Kalau begini jadinya, siapa yang mau capek-capek menulis buku? Wawancara, riset, cari bahan, desainer, percetakan? Dan bukunya tidak laku? Jadi barang loakan?

Pedagang duren atau es jus jelas lebih beruntung daripada penulis buku atau penerbit buku. Gak ada ceritanya harga duren atau es jus tambah lama tambah turun. Tapi buku? Makin lama harganya makin hancur.

Selamat membaca buku sambil mencicipi es jus atau wedhang kopi!

Selasa, 03 Maret 2020

Siswa-siswa vs Siswa-siswi

Koran pagi ini menulis:

"Siswa-siswa kelas XII menjalani hari pertama ujian satuan pendidikan berbasis komputer dan smartphone (USP-BKS) kemarin (2/3)."

Smartphone.

Rupanya belum ada terjemahan yang diterima secara luas. Ada yang bilang ponsel pintar atau ponsel cerdas atau HP pintar. Tapi belum berterima.

Dinas Pendidikan masih pakai smartphone. Padahal kamus bahasa Indonesia terbitan Kementerian Pendidikan dan Kebudayaan ada lema ponsel pintar. Sudah lama banget.

Bagi saya, yang menarik itu "siswa-siswa" di awal kalimat. Mengapa bukan "siswa-siswi"?

Dulu saya sering diprotes di Sidoarjo karena membuang siswi saat mengedit naskah berita berbayar alias advertorial. Saya anggap siswa ya termasuk siswi atau pelajar yang perempuan.

"Tidak bisa. Harus pakai siswa-siswi karena pelajar sekolah itu tidak hanya laki-laki. Perempuannya juga banyak," kata mbak yang protes itu.
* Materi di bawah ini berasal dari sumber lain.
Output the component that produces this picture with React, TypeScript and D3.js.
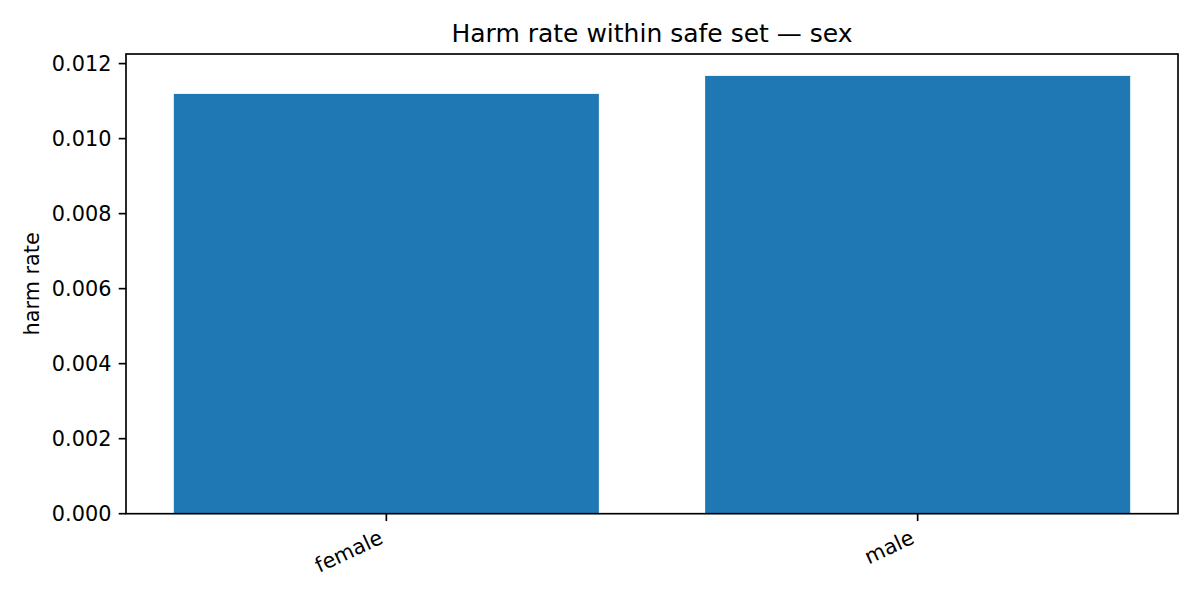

Diterima! Saya ikuti kemauan yang pasang iklan. Khawatir tidak mau bayar. Atau tidak beriklan lagi di masa yang akan datang.

Siswa-siswi, mahasiswa-mahasiswi, karyawan-karyawati, satrawan-sastrawati, seniman-seniwati, wartawan-wartawati....

Koran-koran Indonesia sudah lama membuang kata wartawati. Padahal makin lama perempuan yang jadi jurnalis makin banyak. Malah cenderung lebih banyak daripada laki-laki dalam 10 tahun terakhir.

"Kata wartawan itu sudah mengandung wartawati. Jadi, tidak perlu pakai wartawati," kata seorang wartawan veteran mantan redaktur kawakan.

Saya juga bertanya ke beberapa editor bahasa di media besar. Termasuk Uu Suhardi, editor bahasa majalah Tempo. Pendapatnya sama. Cukup siswa saja. Tidak perlu siswi.

Para mahasiswa, bukan mahasiswa-mahasiswi. Ratusan karyawan PT X berunjuk rasa... Bukan: Ratusan karyawan dan karyawati berunjuk rasa...

Bagaimana kalau kita pakai kata "murid" atau "pelajar" saja agar netral?

Bisa saja. Saya memang sangat suka kata murid dan pelajar. Tapi, masalahnya, orang Indonesia, khususnya di Jawa, lebih suka siswa-siswi, mahasiswa-mahasiswi, karyawan-karyawati, wartawan-wartawati....

Yang pasti, lembaga pendidikan polopor di Jawa bernama Taman Siswa. Bukan Taman Siswa-Siswi. Murid-muridnya pun laki-laki dan perempuan.